What to do – Can you set down, exactly as they appear below, the lines from the opening of the material through the one bearing "2024', 'Q4 2024']", minus the pictures?

Record list –
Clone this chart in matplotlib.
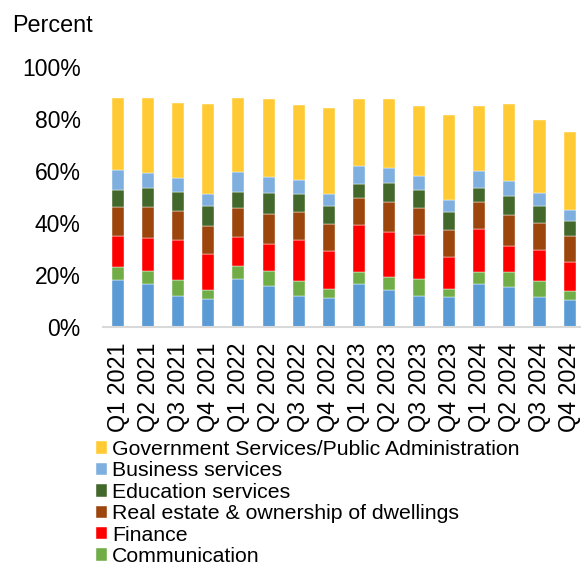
import numpy as np
import matplotlib
matplotlib.use("Agg")
import matplotlib.pyplot as plt

plt.rcParams['font.family'] = ['Liberation Sans', 'DejaVu Sans']

# quarters on the x axis
quarters = ['Q1 2021', 'Q2 2021', 'Q3 2021', 'Q4 2021',
            'Q1 2022', 'Q2 2022', 'Q3 2022', 'Q4 2022',
            'Q1 2023', 'Q2 2023', 'Q3 2023', 'Q4 2023',
            'Q1 2024', 'Q2 2024', 'Q3 2024', 'Q4 2024']

# shares in percent, stacked from the bottom up
base_sector = [18.2, 16.7, 11.9, 10.8, 18.5, 15.9, 11.9, 11.3,
               16.7, 14.4, 12.1, 11.4, 16.7, 15.4, 11.5, 10.5]
communication = [4.7, 5.0, 6.3, 3.4, 4.8, 5.5, 5.9, 3.2,
                 4.5, 4.7, 6.2, 3.2, 4.3, 5.9, 6.1, 3.2]
finance = [12.2, 12.7, 15.4, 14.0, 11.3, 10.7, 15.8, 14.7,
           17.9, 17.6, 17.2, 12.5, 16.8, 10.0, 11.9, 11.4]
real_estate = [11.2, 11.9, 11.1, 10.8, 11.2, 11.5, 10.8, 10.5,
               10.4, 11.5, 10.4, 10.3, 10.4, 11.9, 10.6, 9.8]
education = [6.3, 7.3, 7.2, 7.4, 6.0, 7.9, 6.8, 6.8,
             5.5, 7.1, 6.8, 6.8, 5.3, 7.3, 6.4, 6.0]
business = [7.8, 5.6, 5.4, 4.8, 7.7, 6.2, 5.3, 4.8,
            6.9, 5.9, 5.4, 4.6, 6.6, 5.7, 5.0, 4.1]
government = [27.7, 28.9, 28.7, 34.4, 28.6, 30.1, 28.8, 32.8,
              25.7, 26.6, 27.0, 32.7, 25.0, 29.4, 28.0, 29.9]

series = [
    (base_sector, '#5B9BD5', None),
    (communication, '#70AD47', 'Communication'),
    (finance, '#FF0000', 'Finance'),
    (real_estate, '#9C450C', 'Real estate & ownership of dwellings'),
    (education, '#43682B', 'Education services'),
    (business, '#7EAFDE', 'Business services'),
    (government, '#FFCA33', 'Government Services/Public Administration'),
]

fig = plt.figure(figsize=(5.81, 5.69), dpi=100)
ax = fig.add_axes([0.1773, 0.4253, 0.829, 0.457])

X = np.arange(len(quarters))
bottom = np.zeros(len(quarters))
handles = []
for vals, col, name in series:
    b = ax.bar(X, vals, width=0.4, bottom=bottom, color=col,
               edgecolor='#FFFFFF', linewidth=0.3)
    bottom = bottom + np.array(vals)
    if name:
        handles.append((b, name))

ax.set_xlim(-0.5, 15.5)
ax.set_ylim(0, 100)
ax.set_yticks(np.arange(0, 101, 20))
ax.set_yticklabels(['%d%%' % v for v in range(0, 101, 20)])
ax.set_xticks(X)
ax.set_xticklabels(quarters, rotation=90)
ax.tick_params(axis='y', length=0, pad=16, labelsize=16.5)
ax.tick_params(axis='x', length=0, pad=11, labelsize=16.8)
for s in ['top', 'right', 'left']:
    ax.spines[s].set_visible(False)
ax.spines['bottom'].set_color('#D9D9D9')
ax.spines['bottom'].set_linewidth(1.5)

fig.text(12 / 581, 1 - 25 / 569, 'Percent', fontsize=16.8, va='center', ha='left')

handles = handles[::-1]
fig.legend([h for h, n in handles], [n for h, n in handles],
           loc='upper left', bbox_to_anchor=(96 / 581, 1 - 440 / 569),
           frameon=False, fontsize=15.3, borderpad=0, borderaxespad=0,
           labelspacing=0.115, handlelength=0.52, handleheight=0.52,
           handletextpad=0.25)

fig.savefig('out.png', dpi=100)
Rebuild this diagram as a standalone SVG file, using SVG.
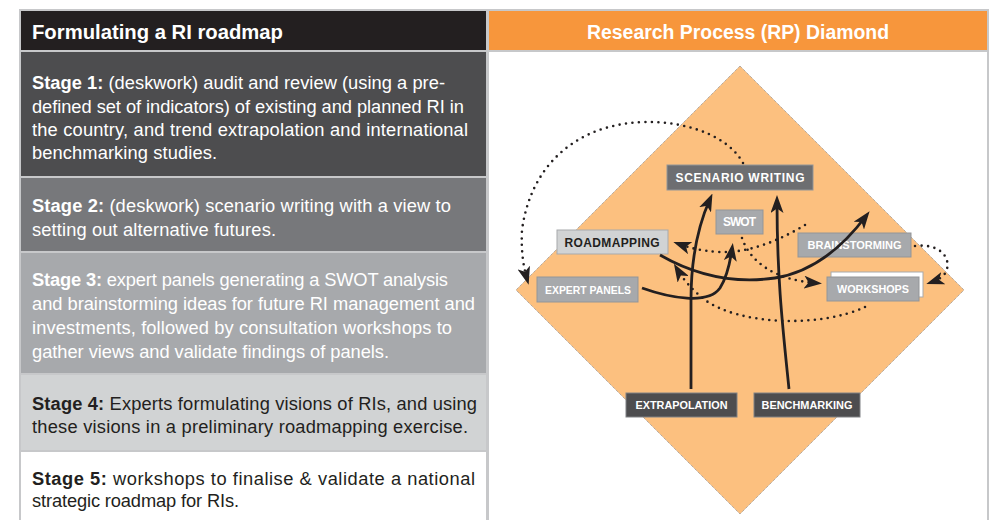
<svg xmlns="http://www.w3.org/2000/svg" width="990" height="520" viewBox="0 0 990 520">
<defs>
<style>
.hdr{font-family:"Liberation Sans",Arial,sans-serif;font-weight:bold;font-size:19.5px;fill:#ffffff}
.bt{font-family:"Liberation Sans",Arial,sans-serif;font-size:18.3px}
.w{fill:#ffffff}
.d{fill:#231f20}
.b{font-weight:bold}
.row{stroke:#c7c8ca;stroke-width:2}
.lbl{font-family:"Liberation Sans",Arial,sans-serif;font-weight:bold;font-size:12px;text-anchor:middle}
.sm{font-size:11.2px}
.solid{fill:none;stroke:#231f20;stroke-width:2.8;marker-end:url(#ah)}
.dot{fill:none;stroke:#231f20;stroke-width:2.6;stroke-dasharray:0 6.5;stroke-linecap:round;marker-end:url(#ah)}
</style>
<marker id="ah" markerUnits="userSpaceOnUse" markerWidth="18" markerHeight="13" viewBox="0 0 18 13" refX="12" refY="6.5" orient="auto">
<path d="M0,0 L18,6.5 L0,13 L4.5,6.5 z" fill="#231f20"/>
</marker>
</defs>
<rect x="0" y="0" width="990" height="520" fill="#ffffff"/>

<g id="left-panel">
<rect class="row" x="20" y="10" width="467" height="41" fill="#231f20"/>
<text class="hdr" x="32" y="39" textLength="251" lengthAdjust="spacingAndGlyphs">Formulating a RI roadmap</text>
</g>

<g id="stage1">
<rect class="row" x="20" y="51" width="467" height="126" fill="#4d4d4f"/>
<text class="bt w" x="32" y="89" textLength="413" lengthAdjust="spacing"><tspan class="b">Stage 1:</tspan> (deskwork) audit and review (using a pre-</text>
<text class="bt w" x="32" y="112.5" textLength="432" lengthAdjust="spacing">defined set of indicators) of existing and planned RI in</text>
<text class="bt w" x="32" y="136" textLength="436" lengthAdjust="spacing">the country, and trend extrapolation and international</text>
<text class="bt w" x="32" y="159.3" textLength="185" lengthAdjust="spacing">benchmarking studies.</text>
</g>

<g id="stage2">
<rect class="row" x="20" y="177" width="467" height="75" fill="#77787b"/>
<text class="bt w" x="32" y="211.5" textLength="419" lengthAdjust="spacing"><tspan class="b">Stage 2:</tspan> (deskwork) scenario writing with a view to</text>
<text class="bt w" x="32" y="235.5" textLength="244" lengthAdjust="spacing">setting out alternative futures.</text>
</g>

<g id="stage3">
<rect class="row" x="20" y="252" width="467" height="122" fill="#a7a9ac"/>
<text class="bt w" x="32" y="286.3" textLength="416" lengthAdjust="spacing"><tspan class="b">Stage 3:</tspan> expert panels generating a SWOT analysis</text>
<text class="bt w" x="32" y="310" textLength="443" lengthAdjust="spacing">and brainstorming ideas for future RI management and</text>
<text class="bt w" x="32" y="333.7" textLength="420" lengthAdjust="spacing">investments, followed by consultation workshops to</text>
<text class="bt w" x="32" y="357.5" textLength="357" lengthAdjust="spacing">gather views and validate findings of panels.</text>
</g>

<g id="stage4">
<rect class="row" x="20" y="374" width="467" height="77" fill="#d1d3d4"/>
<text class="bt d" x="32" y="410" textLength="445" lengthAdjust="spacing"><tspan class="b">Stage 4:</tspan> Experts formulating visions of RIs, and using</text>
<text class="bt d" x="32" y="433" textLength="436" lengthAdjust="spacing">these visions in a preliminary roadmapping exercise.</text>
</g>

<g id="stage5">
<rect class="row" x="20" y="451" width="467" height="75" fill="#ffffff"/>
<text class="bt d" x="32" y="485" textLength="443" lengthAdjust="spacing"><tspan class="b">Stage 5:</tspan> workshops to finalise &amp; validate a national</text>
<text class="bt d" x="32" y="507" textLength="207" lengthAdjust="spacing">strategic roadmap for RIs.</text>
</g>

<g id="right-panel">
<rect class="row" x="488" y="51" width="500" height="475" fill="#ffffff"/>
<rect class="row" x="488" y="10" width="500" height="41" fill="#f7963c"/>
<text class="hdr" x="738" y="39" text-anchor="middle" textLength="302" lengthAdjust="spacingAndGlyphs">Research Process (RP) Diamond</text>
<polygon points="740,66 964,290 740,514 516,290" fill="#fcc07f" stroke="#808285" stroke-width="0.8" stroke-dasharray="1 1"/>
</g>

<g id="scenario-writing">
<rect x="667" y="165" width="146" height="25" fill="#6d6e71" stroke="#939598" stroke-width="1"/>
<text class="lbl w" x="740" y="182" textLength="129" lengthAdjust="spacing">SCENARIO WRITING</text>
</g>
<g id="swot">
<rect x="716" y="210" width="47" height="24" fill="#a7a9ac" stroke="#939598" stroke-width="1"/>
<text class="lbl w" x="739.5" y="226.3" textLength="33" lengthAdjust="spacing">SWOT</text>
</g>
<g id="roadmapping">
<rect x="557" y="230" width="111" height="24" fill="#d1d3d4" stroke="#a7a9ac" stroke-width="1"/>
<text class="lbl d" x="612" y="246.5" textLength="95" lengthAdjust="spacing">ROADMAPPING</text>
</g>
<g id="expert-panels">
<rect x="537" y="277" width="101" height="25" fill="#a7a9ac" stroke="#939598" stroke-width="1"/>
<text class="lbl sm w" x="588" y="293.7" textLength="86" lengthAdjust="spacingAndGlyphs">EXPERT PANELS</text>
</g>
<g id="brainstorming">
<rect x="798" y="233" width="113" height="24" fill="#a7a9ac" stroke="#939598" stroke-width="1"/>
<text class="lbl sm w" x="854.5" y="249.2" textLength="94" lengthAdjust="spacingAndGlyphs">BRAINSTORMING</text>
</g>
<g id="workshops">
<rect x="831" y="272" width="92" height="25" fill="#ffffff" stroke="#a7a9ac" stroke-width="1"/>
<rect x="827" y="277" width="92" height="24" fill="#a7a9ac" stroke="#939598" stroke-width="1"/>
<text class="lbl sm w" x="873" y="293.2" textLength="72" lengthAdjust="spacingAndGlyphs">WORKSHOPS</text>
</g>
<g id="extrapolation">
<rect x="626" y="393" width="111" height="24" fill="#4d4d4f" stroke="#808285" stroke-width="1"/>
<text class="lbl sm w" x="681.5" y="409.2" textLength="92" lengthAdjust="spacingAndGlyphs">EXTRAPOLATION</text>
</g>
<g id="benchmarking">
<rect x="754" y="393" width="106" height="24" fill="#4d4d4f" stroke="#808285" stroke-width="1"/>
<text class="lbl sm w" x="807" y="409.2" textLength="91" lengthAdjust="spacingAndGlyphs">BENCHMARKING</text>
</g>

<g id="connectors">
<path class="dot" d="M743,163 C725,130 670,118 630,123 C570,130 530,170 522,230 C521,250 523,265 527,279"/>
<path class="dot" d="M805,225 C780,240 750,253 720,252 C702,251 690,248 679,244"/>
<path class="dot" d="M742,238 C750,262 775,280 816,283"/>
<path class="dot" d="M865,307 C820,328 740,325 705,300 C692,290 683,279 677,269"/>
<path class="dot" d="M915,246 C940,243 952,258 946,272 C943,277 938,280 932,282"/>
<path class="solid" d="M691,389 L691,300 C691,262 697,228 710,199"/>
<path class="solid" d="M789,389 C783,330 777,280 777,201"/>
<path class="solid" d="M642,288 C670,298 708,305 720,288 C727,277 730,263 732,249"/>
<path class="solid" d="M660,255 C700,278 740,283 775,278 C812,272 842,248 866,216"/>
</g>
</svg>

Written answer –
Clone this chart in matplotlib.
import numpy as np
import matplotlib
matplotlib.use("Agg")
import matplotlib.pyplot as plt

plt.rcParams['font.family'] = ['Liberation Sans', 'DejaVu Sans']

# quarters on the x axis
quarters = ['Q1 2021', 'Q2 2021', 'Q3 2021', 'Q4 2021',
            'Q1 2022', 'Q2 2022', 'Q3 2022', 'Q4 2022',
            'Q1 2023', 'Q2 2023', 'Q3 2023', 'Q4 2023',
            'Q1 2024', 'Q2 2024', 'Q3 2024', 'Q4 2024']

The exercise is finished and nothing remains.